Florin Despa, PhD, of the department of pharmacology at the University of California, Davis, and colleagues aimed to determine whether amylin accumulates in the heart of obese and type 2 diabetic patients. They also aimed to further illuminate the effects of amylin accumulation on cardiac morphology and function.

Both failing and nonfailing hearts from lean and obese participants and also those with type 2 diabetes were evaluated for amylin deposition. The researchers used immunohistochemistry and Western blots to make these evaluations.

Significant accumulation of large amylin oligomers, fibrils and plaques were observed in failing hearts from obese and diabetic patients. This accumulation was not observed in normal hearts or failing hearts from lean or nondiabetic participants.

Overweight or obese patients with nonfailing hearts demonstrated elevations in small amylin oligomers, which the researchers said suggests an early state of accumulation.

“We found accumulation of large (32 kDa) amylin oligomers in failing hearts from obese and diabetic patients, but not in nonfailing and failing hearts from lean humans,” Despa told Endocrine Today. “Intriguingly, small amylin oligomers were also present in nonfailing hearts from overweight/obese individuals, suggesting an early stage of amylin accumulation.”

The development of a rat model of hyperamylinemia transgenic for human amylin allowed the researchers to observe that amylin oligomers attach to the sarcolemma.
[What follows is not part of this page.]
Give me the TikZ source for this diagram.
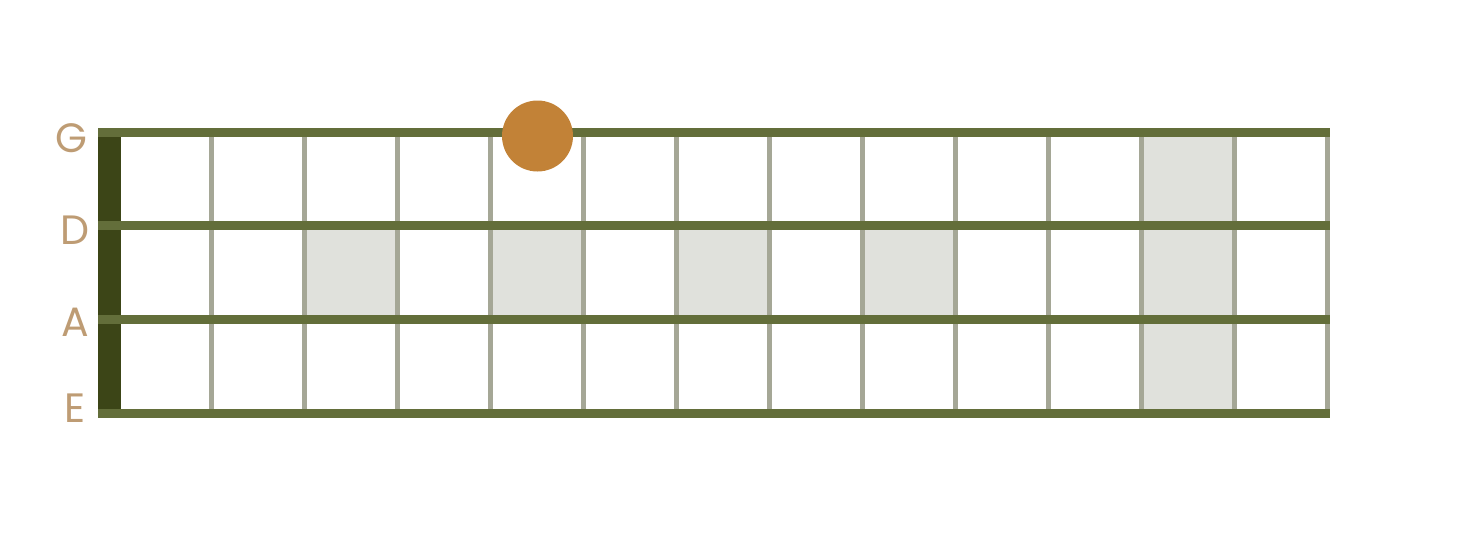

This, in turn, leads to myocyte Ca2+ dysregulation, pathological myocyte remodeling and diastolic dysfunction, starting from prediabetes, according to the results.

Prediabetic rats that expressed the same level of wild-type rat amylin, a nonamyloidogenic isoform, also exhibited normal heart structure and function.

“Our study shows that toxic molecular species derived from amylin are causally implicated not only in pancreatic disorders and development of [type 2 diabetes], but also in cardiac dysfunction,” Despa said. “Thus, secretory dysfunction of pancreatic beta-cells leading to amylin oligomer formation results in a feed forward process, whereby the secretion of these toxic amyloidogenic species in the blood causes additional damage in the heart.”

The other key conclusion is that “the detection and disruption of amylin oligomers circulating from pancreas to heart may be both a novel predictor of heart failure in prediabetes and a novel therapeutic strategy to interfere with heart failure development,” he said.

Regarding the clinical implications of the study, Despa said, “We expect that one consequence of this work will be a realization that treatments/diets that increase insulin amylin secretion in patients with prediabetes and diabetes should be avoided in favor of treatments that reduce insulin resistance, or insulin itself.”